New Housing Data Sending Mixed Signals
Is the party over for the housing sector? Market indices for the month of July sent mixed messages, and economists, concerned about the impact of oil prices and interest rates on housing have been paying attention. July single family home sales were at a record high, according to the Associated Press, but the median price for a new home fell last month, according to Commerce Department figures released on Wednesday. Durable goods orders, a possible indicator of future housing starts, dropped by 4.9 percent, the biggest decline in 18 months.
Clifford Waldman, economist at the Manufacturers Alliance/MAPI told the AP that the drop in durable goods orders “suggests that escalating oil prices . . . might be creating skittishness on the part of business decision makers.”
Condo sales, the hottest area of the real estate market, dropped 5 percent in July, according to a report in Market Watch. Despite the decline, July showed the third-highest sales rate ever. David Lereah, chief economist for the National Association of Realtors, which released the condo data, told MarketWatch, “We may be seeing some of the air come out of the condo balloon.” Inventories of unsold condos have risen by 67 percent over the past year, but Lereah says that they are not yet high enough to cool prices.
Fears of higher interest rates and worries about the housing market were the likely causes of sharp declines in stock prices since August 2nd of mortgage lending companies and mortgage-backed REITs, according to a report in USAToday. REITS getting hit the hardest specialize in borrowers with dinged credit, the newspaper reported.
The market for subprime mortgage loans, which carry a higher than prime interest rate to compensate for increased credit risk, has soared in the last 12 months, Mark Zandi, chief economist at Economy,com told USA Today. Zandi said that subprime mortgages account for about a sixth of all mortgage debt outstanding, or $1.5 trillion. Rising interest rates could lead to delinquencies with consequences to the lenders’ profits.
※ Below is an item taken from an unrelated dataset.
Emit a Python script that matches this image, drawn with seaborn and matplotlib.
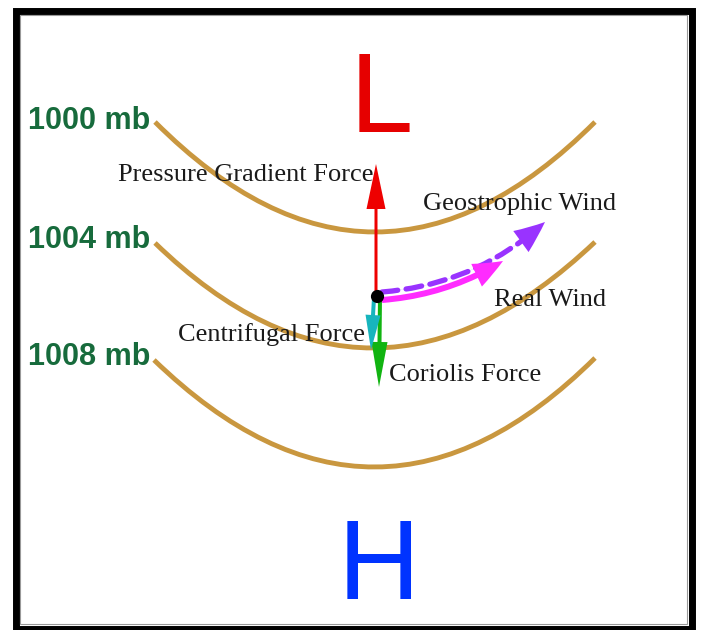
import matplotlib
matplotlib.use("Agg")
import matplotlib.pyplot as plt
import matplotlib.patches as mpatches
from matplotlib.path import Path
from matplotlib import font_manager
import seaborn as sns


# Isobars, in picture pixels (y grows downwards)
isobar_labels = ["1000 mb", "1004 mb", "1008 mb"]
isobar_x_start = [155, 155, 154]
isobar_y_start = [122, 243, 360]
isobar_x_end = [595, 595, 595]
isobar_y_end = [122, 242, 358]
isobar_x_low = [375, 372, 376]
isobar_y_low = [232, 348, 467]   # lowest point of each isobar

# Forces and winds acting on the air parcel: start point and tip
force_names = ["Pressure Gradient Force", "Coriolis Force", "Centrifugal Force",
               "Real Wind", "Geostrophic Wind"]
force_x0 = [376, 380, 374, 382, 382]
force_y0 = [295, 298, 298, 300, 292]
force_x1 = [376, 379, 371, 503, 545]
force_y1 = [164, 387, 350, 261, 222]

parcel_x = [377]
parcel_y = [296]


sns.set_theme(style="white")
names = {f.name for f in font_manager.fontManager.ttflist}
sans = "Liberation Sans Narrow" if "Liberation Sans Narrow" in names else "Liberation Sans"
narrow = sans == "Liberation Sans Narrow"
plt.rcParams["font.family"] = [sans, "DejaVu Sans"]

fig = plt.figure(figsize=(7.01, 6.30), dpi=100)
ax = fig.add_axes([0, 0, 1, 1])

gold = "#c9973f"
green_txt = "#176b3c"

# isobars as quadratic curves through their lowest point
label_base = [129, 248, 365]
for i in range(len(isobar_labels)):
    cy = 2 * isobar_y_low[i] - (isobar_y_start[i] + isobar_y_end[i]) / 2
    verts = [(isobar_x_start[i], isobar_y_start[i]), (isobar_x_low[i], cy),
             (isobar_x_end[i], isobar_y_end[i])]
    path = Path(verts, [Path.MOVETO, Path.CURVE3, Path.CURVE3])
    ax.add_patch(mpatches.PathPatch(path, fc="none", ec=gold, lw=3.5, zorder=1))
    ax.text(28, label_base[i], isobar_labels[i], color=green_txt,
            fontsize=26 if narrow else 22, fontweight="bold",
            ha="left", va="baseline", family=[sans])

# arrows (mutation_scale 0.72 -> sizes given in pixels)
colors = ["#ee0000", "#11b411", "#17b5bd", "#ff2bff", "#9933ff"]
heads = [(45, 19, 3), (45, 16, 4), (35, 15, 4), (30, 25, 6), (31, 26, 0.1)]
rads = [0, 0, 0, 0.12, 0.17]
order = [0, 1, 2, 4, 3]
for i in order:
    hl, hw, tw = heads[i]
    conn = "arc3,rad=%s" % rads[i]
    if force_names[i] == "Geostrophic Wind":
        # dashed shaft drawn separately
        ax.add_patch(mpatches.FancyArrowPatch(
            (force_x0[i], force_y0[i]), (force_x1[i], force_y1[i]),
            arrowstyle="-", connectionstyle=conn, color=colors[i], lw=3.8,
            linestyle=(0, (3, 1.6)), shrinkA=0, shrinkB=18, zorder=4))
    style = mpatches.ArrowStyle.Simple(head_length=hl, head_width=hw, tail_width=tw)
    ax.add_patch(mpatches.FancyArrowPatch(
        (force_x0[i], force_y0[i]), (force_x1[i], force_y1[i]),
        arrowstyle=style, connectionstyle=conn, mutation_scale=0.72,
        color=colors[i], lw=0, shrinkA=0, shrinkB=0, zorder=4))

sns.scatterplot(x=parcel_x, y=parcel_y, color="black", s=90, linewidth=0,
                ax=ax, zorder=6, legend=False)

# labels of forces
serif = ["Liberation Serif", "DejaVu Serif"]
label_pos = {"Pressure Gradient Force": (246, 181),
             "Geostrophic Wind": (520, 210),
             "Real Wind": (550, 306),
             "Centrifugal Force": (272, 341),
             "Coriolis Force": (465, 381)}
for name in force_names:
    x, y = label_pos[name]
    ax.text(x, y, name, color="#1a1a1a", fontsize=19, family=serif,
            ha="center", va="baseline", zorder=3)

# Low and High
ax.text(381, 132, "L", color="#e60000", fontsize=82, family=[sans],
        ha="center", va="baseline")
ax.text(379, 599, "H", color="#0033ff", fontsize=82, family=[sans],
        ha="center", va="baseline")

# frame
ax.add_patch(mpatches.Rectangle((15.5, 10.5), 676, 618, fill=False, ec="black", lw=5, zorder=8))
ax.add_patch(mpatches.Rectangle((20, 15), 667, 609, fill=False, ec="#999999", lw=0.8, zorder=8))

ax.set_xlim(0, 701)
ax.set_ylim(630, 0)
ax.axis("off")

fig.savefig("out.png", dpi=100)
Mortgage-backed REITS might have to cut their dividends, if profits fall. Worry about the future of the housing market is beginning to surface in other parts of the U.S. equity market, according to a column in Bloomberg.com by Mark Gilbert. The Standard & Poor’s 500 index of homebuilding shares has declined by almost 15 percent in the past month. The index has had a gain of 50 percent for the last twelve months.